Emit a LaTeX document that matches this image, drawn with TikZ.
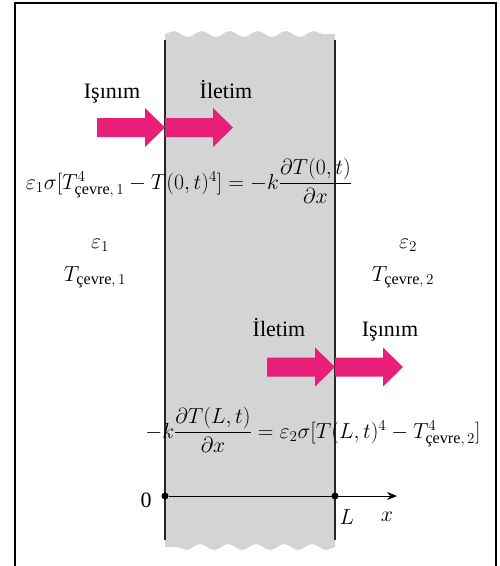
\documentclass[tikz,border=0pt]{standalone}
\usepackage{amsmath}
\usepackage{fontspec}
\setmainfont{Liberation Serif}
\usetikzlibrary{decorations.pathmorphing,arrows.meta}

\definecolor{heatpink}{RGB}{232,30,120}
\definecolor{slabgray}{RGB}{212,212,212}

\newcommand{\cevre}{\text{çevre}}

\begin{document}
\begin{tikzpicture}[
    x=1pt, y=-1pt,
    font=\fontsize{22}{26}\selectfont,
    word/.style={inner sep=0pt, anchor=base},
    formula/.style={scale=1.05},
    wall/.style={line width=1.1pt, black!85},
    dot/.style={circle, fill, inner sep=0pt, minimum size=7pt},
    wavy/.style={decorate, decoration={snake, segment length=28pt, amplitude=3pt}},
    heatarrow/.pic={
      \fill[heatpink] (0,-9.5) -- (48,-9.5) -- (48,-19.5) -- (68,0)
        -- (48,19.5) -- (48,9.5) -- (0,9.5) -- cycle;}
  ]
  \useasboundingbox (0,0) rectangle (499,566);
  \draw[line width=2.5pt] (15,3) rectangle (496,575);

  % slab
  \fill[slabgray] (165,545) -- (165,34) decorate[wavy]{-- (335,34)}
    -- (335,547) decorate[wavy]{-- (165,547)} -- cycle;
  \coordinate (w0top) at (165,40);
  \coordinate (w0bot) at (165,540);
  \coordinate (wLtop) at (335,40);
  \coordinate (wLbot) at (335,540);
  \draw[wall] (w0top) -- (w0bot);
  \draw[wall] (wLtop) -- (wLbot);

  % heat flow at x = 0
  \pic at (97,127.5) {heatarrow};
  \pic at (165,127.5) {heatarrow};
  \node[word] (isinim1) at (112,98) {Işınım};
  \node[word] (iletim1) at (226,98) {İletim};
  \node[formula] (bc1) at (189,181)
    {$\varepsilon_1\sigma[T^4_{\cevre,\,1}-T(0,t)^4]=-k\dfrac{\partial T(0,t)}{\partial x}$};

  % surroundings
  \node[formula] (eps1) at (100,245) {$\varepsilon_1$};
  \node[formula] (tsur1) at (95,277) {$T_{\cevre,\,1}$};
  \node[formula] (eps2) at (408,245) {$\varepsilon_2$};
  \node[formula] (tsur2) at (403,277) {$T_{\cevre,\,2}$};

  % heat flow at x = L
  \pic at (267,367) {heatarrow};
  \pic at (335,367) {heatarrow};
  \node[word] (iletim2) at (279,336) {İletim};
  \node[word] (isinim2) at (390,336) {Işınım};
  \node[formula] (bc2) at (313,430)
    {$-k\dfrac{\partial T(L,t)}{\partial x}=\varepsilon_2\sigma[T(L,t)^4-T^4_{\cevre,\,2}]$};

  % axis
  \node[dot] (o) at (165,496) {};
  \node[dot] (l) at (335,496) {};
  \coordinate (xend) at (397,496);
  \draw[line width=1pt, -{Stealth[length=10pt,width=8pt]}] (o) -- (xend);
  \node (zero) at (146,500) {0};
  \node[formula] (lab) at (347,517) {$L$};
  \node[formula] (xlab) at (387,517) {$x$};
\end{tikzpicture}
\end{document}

· · ·

▶ [Exercise description]
Write the lines above out again exactly, without any of their pictures.

▶ [The reply]
Emit a LaTeX document that matches this image, drawn with TikZ.
\documentclass[tikz,border=0pt]{standalone}
\usepackage{amsmath}
\usepackage{fontspec}
\setmainfont{Liberation Serif}
\usetikzlibrary{decorations.pathmorphing,arrows.meta}

\definecolor{heatpink}{RGB}{232,30,120}
\definecolor{slabgray}{RGB}{212,212,212}

\newcommand{\cevre}{\text{çevre}}

\begin{document}
\begin{tikzpicture}[
    x=1pt, y=-1pt,
    font=\fontsize{22}{26}\selectfont,
    word/.style={inner sep=0pt, anchor=base},
    formula/.style={scale=1.05},
    wall/.style={line width=1.1pt, black!85},
    dot/.style={circle, fill, inner sep=0pt, minimum size=7pt},
    wavy/.style={decorate, decoration={snake, segment length=28pt, amplitude=3pt}},
    heatarrow/.pic={
      \fill[heatpink] (0,-9.5) -- (48,-9.5) -- (48,-19.5) -- (68,0)
        -- (48,19.5) -- (48,9.5) -- (0,9.5) -- cycle;}
  ]
  \useasboundingbox (0,0) rectangle (499,566);
  \draw[line width=2.5pt] (15,3) rectangle (496,575);

  % slab
  \fill[slabgray] (165,545) -- (165,34) decorate[wavy]{-- (335,34)}
    -- (335,547) decorate[wavy]{-- (165,547)} -- cycle;
  \coordinate (w0top) at (165,40);
  \coordinate (w0bot) at (165,540);
  \coordinate (wLtop) at (335,40);
  \coordinate (wLbot) at (335,540);
  \draw[wall] (w0top) -- (w0bot);
  \draw[wall] (wLtop) -- (wLbot);

  % heat flow at x = 0
  \pic at (97,127.5) {heatarrow};
  \pic at (165,127.5) {heatarrow};
  \node[word] (isinim1) at (112,98) {Işınım};
  \node[word] (iletim1) at (226,98) {İletim};
  \node[formula] (bc1) at (189,181)
    {$\varepsilon_1\sigma[T^4_{\cevre,\,1}-T(0,t)^4]=-k\dfrac{\partial T(0,t)}{\partial x}$};

  % surroundings
  \node[formula] (eps1) at (100,245) {$\varepsilon_1$};
  \node[formula] (tsur1) at (95,277) {$T_{\cevre,\,1}$};
  \node[formula] (eps2) at (408,245) {$\varepsilon_2$};
  \node[formula] (tsur2) at (403,277) {$T_{\cevre,\,2}$};

  % heat flow at x = L
  \pic at (267,367) {heatarrow};
  \pic at (335,367) {heatarrow};
  \node[word] (iletim2) at (279,336) {İletim};
  \node[word] (isinim2) at (390,336) {Işınım};
  \node[formula] (bc2) at (313,430)
    {$-k\dfrac{\partial T(L,t)}{\partial x}=\varepsilon_2\sigma[T(L,t)^4-T^4_{\cevre,\,2}]$};

  % axis
  \node[dot] (o) at (165,496) {};
  \node[dot] (l) at (335,496) {};
  \coordinate (xend) at (397,496);
  \draw[line width=1pt, -{Stealth[length=10pt,width=8pt]}] (o) -- (xend);
  \node (zero) at (146,500) {0};
  \node[formula] (lab) at (347,517) {$L$};
  \node[formula] (xlab) at (387,517) {$x$};
\end{tikzpicture}
\end{document}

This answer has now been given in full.